[Problem requirements]: Within the records that follow, restate exactly the lines from the line with "What matplotlib code" down to the line with "from matplotlib.patches import Rectangle", including both. Omit the pictures.

[Dataset content]:
• • • • • • •
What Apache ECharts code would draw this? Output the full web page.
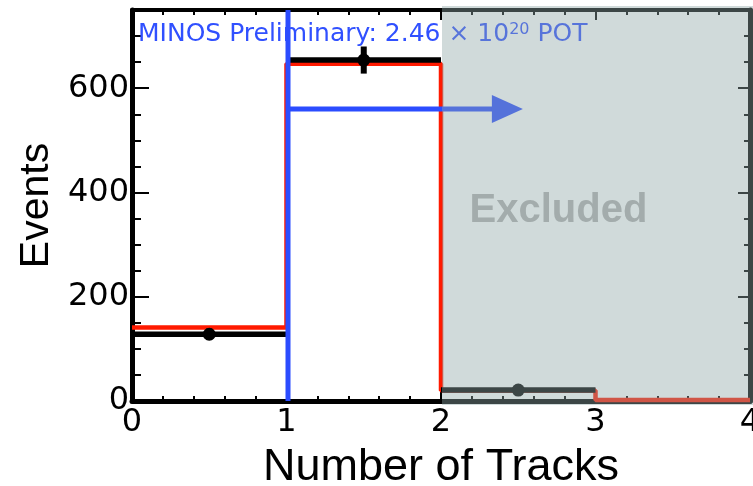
<!DOCTYPE html>
<html><head><meta charset="utf-8">
<script src="https://cdn.jsdelivr.net/npm/echarts@6/dist/echarts.min.js"></script>
<style>html,body{margin:0;padding:0;background:#fff;overflow:hidden}#chart{width:753px;height:486px}</style>
</head><body><div id="chart"></div>
<script>
// ---- data ----
const binEdges = [0, 1, 2, 3, 4];
const mcCounts = [141, 647, 20, 2];
const dataCounts = [128, 654, 21];
const dataErrors = [11, 26, 4.6];
const cutValue = 1;
const arrowLevel = 560;
const arrowTip = 2.53;
const excludedRange = [2, 4];
const xTickLabels = ['0', '1', '2', '3', '4'];
const yTickLabels = ['0', '200', '400', '600'];
const yMax = 750;

const chart = echarts.init(document.getElementById('chart'), null, {renderer: 'canvas'});

const BLACK = '#000';
const BLUE_TEXT = '#3050ff';
const tickFont = 'DejaVu Sans';

function xAxisDef(pos, isMain) {
  return {
    type: 'value', position: pos, min: 0, max: 4, interval: 1,
    axisLine: {show: true, onZero: false, lineStyle: {color: BLACK, width: isMain ? 5 : 4}},
    axisTick: {show: true, inside: true, length: 10, lineStyle: {color: BLACK, width: 2}},
    minorTick: {show: true, splitNumber: 5, length: 5, lineStyle: {color: BLACK, width: 2}},
    axisLabel: isMain ? {show: true, fontFamily: tickFont, fontSize: 32, color: BLACK, margin: 6,
      formatter: v => xTickLabels.indexOf(String(v)) >= 0 ? String(v) : ''} : {show: false},
    splitLine: {show: false}, minorSplitLine: {show: false},
    name: isMain ? 'Number of Tracks' : '', nameLocation: 'middle', nameGap: 44,
    nameTextStyle: {fontFamily: 'Liberation Sans', fontSize: 45, color: BLACK}
  };
}
function yAxisDef(pos, step, tickLen, withLabels, withLine) {
  return {
    type: 'value', position: pos, min: 0, max: yMax, interval: step,
    axisLine: {show: withLine, onZero: false, lineStyle: {color: BLACK, width: 5}},
    axisTick: {show: true, inside: true, length: tickLen, lineStyle: {color: BLACK, width: 2}},
    axisLabel: withLabels ? {show: true, fontFamily: tickFont, fontSize: 32, color: BLACK, margin: 3,
      showMaxLabel: false,
      formatter: v => yTickLabels.indexOf(String(v)) >= 0 ? String(v) : ''} : {show: false},
    splitLine: {show: false},
    name: withLabels ? 'Events' : '', nameLocation: 'middle', nameGap: 66,
    nameTextStyle: {fontFamily: 'Liberation Sans', fontSize: 41, color: BLACK}
  };
}

const mcLine = binEdges.map((e, i) => [e, mcCounts[Math.min(i, mcCounts.length - 1)]]);
const dataItems = dataCounts.map((v, i) => [binEdges[i], binEdges[i + 1], v, dataErrors[i]]);

function renderData(params, api) {
  const lo = api.value(0), hi = api.value(1), v = api.value(2), e = api.value(3);
  const mid = (lo + hi) / 2;
  const pL = api.coord([lo, v]), pR = api.coord([hi, v]);
  const pT = api.coord([mid, v + e]), pB = api.coord([mid, v - e]);
  return {type: 'group', children: [
    {type: 'line', shape: {x1: pL[0], y1: pL[1], x2: pR[0], y2: pR[1]}, style: {stroke: BLACK, lineWidth: 5.5}},
    {type: 'line', shape: {x1: pT[0], y1: pT[1], x2: pB[0], y2: pB[1]}, style: {stroke: BLACK, lineWidth: 6}},
    {type: 'circle', shape: {cx: pL[0] + (pR[0] - pL[0]) / 2, cy: pL[1], r: 6.5}, style: {fill: BLACK}}
  ]};
}

function renderCut(params, api) {
  const c = api.value(0), lvl = api.value(1), tip = api.value(2);
  const pBot = api.coord([c, 0]), pTop = api.coord([c, yMax]);
  const pA = api.coord([c, lvl]), pTip = api.coord([tip, lvl]);
  const headLen = 31, headHalf = 14;
  const blue = '#2b4cff';
  return {type: 'group', children: [
    {type: 'line', shape: {x1: pA[0], y1: pA[1], x2: pTip[0] - headLen + 2, y2: pA[1]}, style: {stroke: blue, lineWidth: 5}},
    {type: 'polygon', shape: {points: [[pTip[0], pTip[1]], [pTip[0] - headLen, pTip[1] - headHalf], [pTip[0] - headLen, pTip[1] + headHalf]]}, style: {fill: blue}},
    {type: 'line', shape: {x1: pBot[0] + 1.5, y1: pBot[1], x2: pTop[0] + 1.5, y2: pTop[1]}, style: {stroke: blue, lineWidth: 5}}
  ]};
}

function renderExcluded(params, api) {
  const a = api.value(0), b = api.value(1);
  const p0 = api.coord([a, yMax]), p1 = api.coord([b, 0]);
  const cx = api.coord([a + (b - a) * 0.38, 0])[0];
  const cy = api.coord([a, yMax * 0.485])[1];
  return {type: 'group', children: [
    {type: 'rect', shape: {x: p0[0] + 1, y: p0[1] - 4, width: p1[0] - p0[0] + 6, height: p1[1] - p0[1] + 8},
      style: {fill: 'rgba(143,167,167,0.42)'}},
    {type: 'text', x: cx, y: cy, z2: 10, style: {text: 'Excluded', fill: '#a3acac',
      font: 'bold 40px "Liberation Sans"', textAlign: 'center', textVerticalAlign: 'middle'}}
  ]};
}

const option = {
  animation: false,
  backgroundColor: '#fff',
  grid: {left: 132, right: 3, top: 10, bottom: 85, containLabel: false, outerBoundsMode: 'none'},
  xAxis: [xAxisDef('bottom', true), xAxisDef('top', false)],
  yAxis: [
    yAxisDef('left', 200, 17, true, true),
    yAxisDef('left', 50, 9, false, false),
    yAxisDef('right', 200, 12, false, true),
    yAxisDef('right', 50, 6, false, false)
  ],
  graphic: {elements: [{
    type: 'text', x: 138, y: 34, z: 1,
    style: {
      text: '{a|MINOS Preliminary: 2.46 × 10}{s|20}{a| POT}',
      textVerticalAlign: 'middle',
      fill: BLUE_TEXT,
      rich: {
        a: {fontFamily: tickFont, fontSize: 25, lineHeight: 25, fill: BLUE_TEXT},
        s: {fontFamily: tickFont, fontSize: 16, lineHeight: 8, fill: BLUE_TEXT, verticalAlign: 'top'}
      }
    }
  }]},
  series: [
    {type: 'line', name: 'MC', xAxisIndex: 0, yAxisIndex: 0, step: 'end', data: mcLine,
      symbol: 'none', clip: false, z: 3, lineStyle: {color: '#ff1a00', width: 4.5}},
    {type: 'custom', name: 'Data', xAxisIndex: 0, yAxisIndex: 0, data: dataItems,
      encode: {x: [0, 1], y: [2]}, renderItem: renderData, clip: false, z: 4},
    {type: 'custom', name: 'Cut', xAxisIndex: 0, yAxisIndex: 0, data: [[cutValue, arrowLevel, arrowTip]],
      encode: {x: [0, 2], y: [1]}, renderItem: renderCut, clip: false, z: 5},
    {type: 'custom', name: 'Excluded', xAxisIndex: 0, yAxisIndex: 0, data: [excludedRange],
      encode: {x: [0, 1]}, renderItem: renderExcluded, clip: false, z: 10, silent: true}
  ]
};
chart.setOption(option);
</script>
</body></html>
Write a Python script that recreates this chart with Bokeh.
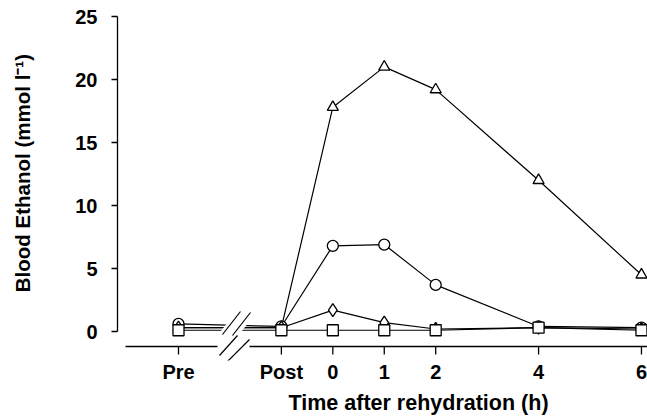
import math
from bokeh.plotting import figure
from bokeh.models import FixedTicker, Range1d, Title
from bokeh.embed import file_html
from bokeh.resources import INLINE

# ---- data ----
tick_labels = ["Pre", "Post", "0", "1", "2", "4", "6"]
times = [-3, -1, 0, 1, 2, 4, 6]
triangle_vals = [0.3, 0.3, 17.8, 21.0, 19.2, 12.0, 4.5]
circle_vals = [0.6, 0.4, 6.8, 6.9, 3.7, 0.4, 0.3]
diamond_vals = [0.3, 0.3, 1.7, 0.7, 0.2, 0.3, 0.2]
square_vals = [0.1, 0.1, 0.1, 0.1, 0.1, 0.3, 0.1]
y_ticks = [0, 5, 10, 15, 20, 25]

FONT = "Liberation Sans"

# pixel helpers for decorations (reference pixel -> data)
def xd(px):
    return -3 + (px - 178) / 51.44

def yd(py):
    return (331 - py) / 12.6

p = figure(width=647, height=418, output_backend="svg", toolbar_location=None,
           x_range=Range1d(xd(117), xd(647)), y_range=Range1d(yd(360), yd(8)),
           min_border_left=117, min_border_right=0, min_border_top=8,
           min_border_bottom=58)
p.outline_line_color = None
p.grid.visible = False
p.background_fill_color = "white"
p.border_fill_color = "white"

# y axis
ya = p.yaxis[0]
ya.ticker = FixedTicker(ticks=y_ticks)
ya.bounds = (0, 25)
ya.major_tick_out = 6
ya.major_tick_in = 0
ya.minor_tick_out = 0
ya.minor_tick_in = 0
ya.axis_line_width = 1.3
ya.major_tick_line_width = 1.3
ya.major_label_standoff = 14
ya.major_label_text_font = FONT
ya.major_label_text_font_style = "bold"
ya.major_label_text_font_size = "20px"
ya.major_label_text_color = "black"
ya.axis_line_color = "black"
ya.major_tick_line_color = "black"
# leading no-break spaces lift the centred label to where the reference has it
ya.axis_label = "\u00a0" * 4 + "Blood Ethanol (mmol l\u207b\u00b9)"
ya.axis_label_standoff = 38
ya.axis_label_text_font = FONT
ya.axis_label_text_font_style = "bold"
ya.axis_label_text_font_size = "20.5px"
ya.axis_label_text_color = "black"

# x axis: labels only, line and ticks drawn manually
xa = p.xaxis[0]
xa.ticker = FixedTicker(ticks=times)
xa.major_label_overrides = {t: l for t, l in zip(times, tick_labels)}
xa.axis_line_color = None
xa.major_tick_line_color = None
xa.minor_tick_line_color = None
xa.major_tick_out = 0
xa.major_tick_in = 0
xa.minor_tick_out = 0
xa.major_label_standoff = 0
xa.major_label_text_font = FONT
xa.major_label_text_font_style = "bold"
xa.major_label_text_font_size = "20px"
xa.major_label_text_color = "black"

# x axis line (broken) and ticks
p.segment(x0=[xd(125), xd(249)], y0=[yd(346)] * 2, x1=[xd(217), xd(647)], y1=[yd(346)] * 2,
          line_color="black", line_width=1.3)
p.segment(x0=times, y0=[yd(346)] * len(times), x1=times, y1=[yd(354)] * len(times),
          line_color="black", line_width=1.3)

# data lines
for vals in (triangle_vals, circle_vals, diamond_vals, square_vals):
    p.line(times, vals, line_color="black", line_width=1.2)

# break: white gap over data lines, then slashes
p.patch([xd(216), xd(235), xd(256), xd(237)], [yd(336), yd(312), yd(312), yd(336)],
        fill_color="white", line_color=None)
p.segment(x0=[xd(222), xd(232), xd(219), xd(227)],
          y0=[yd(334), yd(335), yd(355), yd(361)],
          x1=[xd(240), xd(250), xd(237), xd(249)],
          y1=[yd(311), yd(312), yd(335), yd(339)],
          line_color="black", line_width=1.2)

# markers
p.scatter(times, triangle_vals, marker="triangle", size=11, fill_color="white",
          line_color="black", line_width=1.3)
p.scatter(times, circle_vals, marker="circle", size=11, fill_color="white",
          line_color="black", line_width=1.3)
p.scatter(times, diamond_vals, marker="diamond", size=13, fill_color="white",
          line_color="black", line_width=1.3)
p.scatter(times, square_vals, marker="square", size=11, fill_color="white",
          line_color="black", line_width=1.3)

# x title
p.add_layout(Title(text="Time after rehydration (h)", align="left", offset=171, standoff=6,
                   text_font=FONT, text_font_style="bold", text_font_size="21.5px",
                   text_color="black"), "below")

open("out.html", "w").write(file_html(p, INLINE))
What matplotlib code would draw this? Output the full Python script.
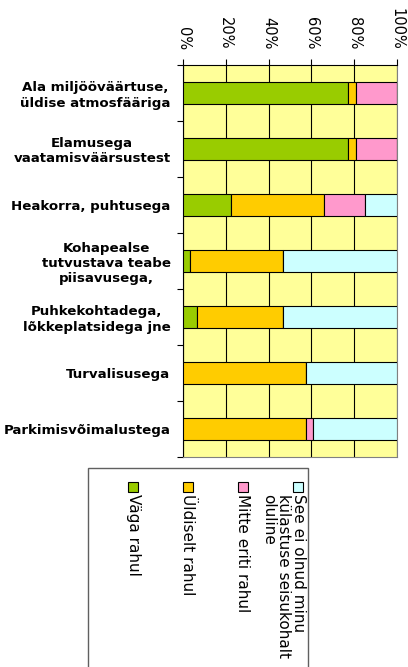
import numpy as np
import matplotlib
matplotlib.use("Agg")
import matplotlib.pyplot as plt
from matplotlib.patches import Rectangle

categories = [
    "Ala miljööväärtuse,\nüldise atmosfääriga",
    "Elamusega\nvaatamisväärsustest",
    "Heakorra, puhtusega",
    "Kohapealse\ntutvustava teabe\npiisavusega,",
    "Puhkekohtadega,\nlõkkeplatsidega jne",
    "Turvalisusega",
    "Parkimisvõimalustega",
]
vaga_rahul = [77.3, 77.3, 22.3, 3.3, 6.4, 0.0, 0.0]
uldiselt_rahul = [3.5, 3.5, 43.6, 43.3, 40.2, 57.3, 57.3]
mitte_eriti = [19.2, 19.2, 19.1, 0.0, 0.0, 0.0, 3.3]
ei_olnud = [0.0, 0.0, 15.0, 53.4, 53.4, 42.7, 39.4]

series = [vaga_rahul, uldiselt_rahul, mitte_eriti, ei_olnud]
series_labels = ["Väga rahul", "Üldiselt rahul", "Mitte eriti rahul",
                 "See ei olnud minu\nkülastuse seisukohalt\noluline"]
colors = ["#99cc00", "#ffcc00", "#ff99cc", "#ccffff"]
x_ticks = [0, 20, 40, 60, 80, 100]
x_ticklabels = ["0%", "20%", "40%", "60%", "80%", "100%"]

W, H = 408, 667
fig = plt.figure(figsize=(W / 100, H / 100), dpi=100)
ax = fig.add_axes([183 / W, 1 - 457 / H, 214 / W, 392 / H])
ax.set_facecolor("#ffff99")

y = np.arange(len(categories))
left = np.zeros(len(categories))
for vals, col in zip(series, colors):
    vals = np.array(vals)
    ax.barh(y, vals, left=left, height=0.39, color=col,
            edgecolor="black", linewidth=0.8, zorder=3)
    left += vals

ax.set_xlim(0, 100)
ax.set_ylim(len(categories) - 0.5, -0.5)
ax.xaxis.tick_top()
ax.set_xticks(x_ticks)
ax.set_xticklabels(x_ticklabels, rotation=-90, fontsize=10.5)
ax.tick_params(axis="x", length=4, width=0.8, pad=7, top=True, bottom=False)
ax.grid(axis="x", color="black", linewidth=0.8, zorder=1)

ax.set_yticks(y)
ax.set_yticklabels(categories, fontsize=9.6, fontweight="bold", multialignment="center")
ax.set_yticks(np.arange(-0.5, len(categories), 1.0), minor=True)
ax.tick_params(axis="y", which="major", length=0, pad=9)
ax.tick_params(axis="y", which="minor", length=4, width=0.8)

for s in ["top", "left"]:
    ax.spines[s].set_color("black")
for s in ["bottom", "right"]:
    ax.spines[s].set_color("#808080")

# legend, drawn rotated
lax = fig.add_axes([0, 0, 1, 1])
lax.set_xlim(0, W)
lax.set_ylim(H, 0)
lax.axis("off")
lax.add_patch(Rectangle((88, 468), 220, 210, facecolor="white",
                        edgecolor="#606060", linewidth=1))
for i, (lab, col) in enumerate(zip(series_labels, colors)):
    cx = 133 + 55 * i
    lax.add_patch(Rectangle((cx - 5, 482), 10, 10, facecolor=col,
                            edgecolor="black", linewidth=0.8))
    if "\n" in lab:
        lax.text(cx + 8, 494, lab, rotation=-90, ha="right", va="top",
                 fontsize=11, multialignment="left", linespacing=1.0)
    else:
        lax.text(cx, 494, lab, rotation=-90, ha="center", va="top", fontsize=11)

fig.savefig("out.png", dpi=100)
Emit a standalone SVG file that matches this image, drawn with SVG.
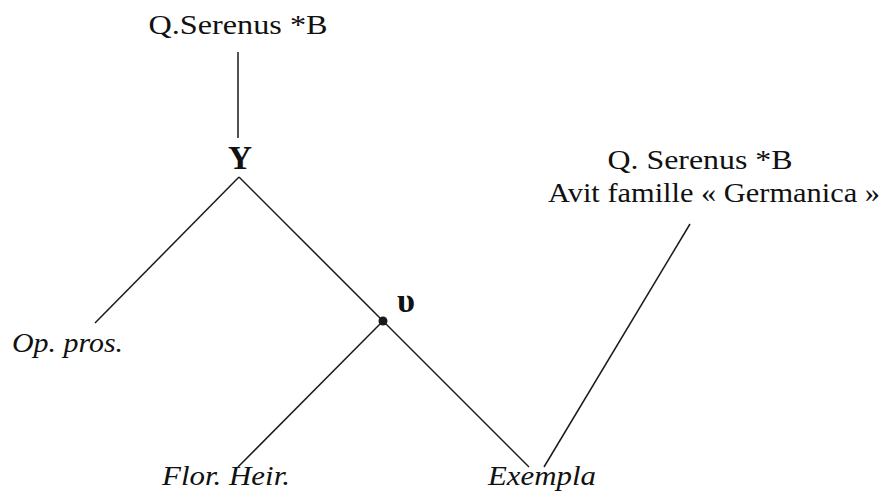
• • • • • • •
[Complete output]:
What matplotlib code would draw this? Output the full Python script.
import numpy as np
import matplotlib
matplotlib.use("Agg")
import matplotlib.pyplot as plt
from matplotlib.patches import Rectangle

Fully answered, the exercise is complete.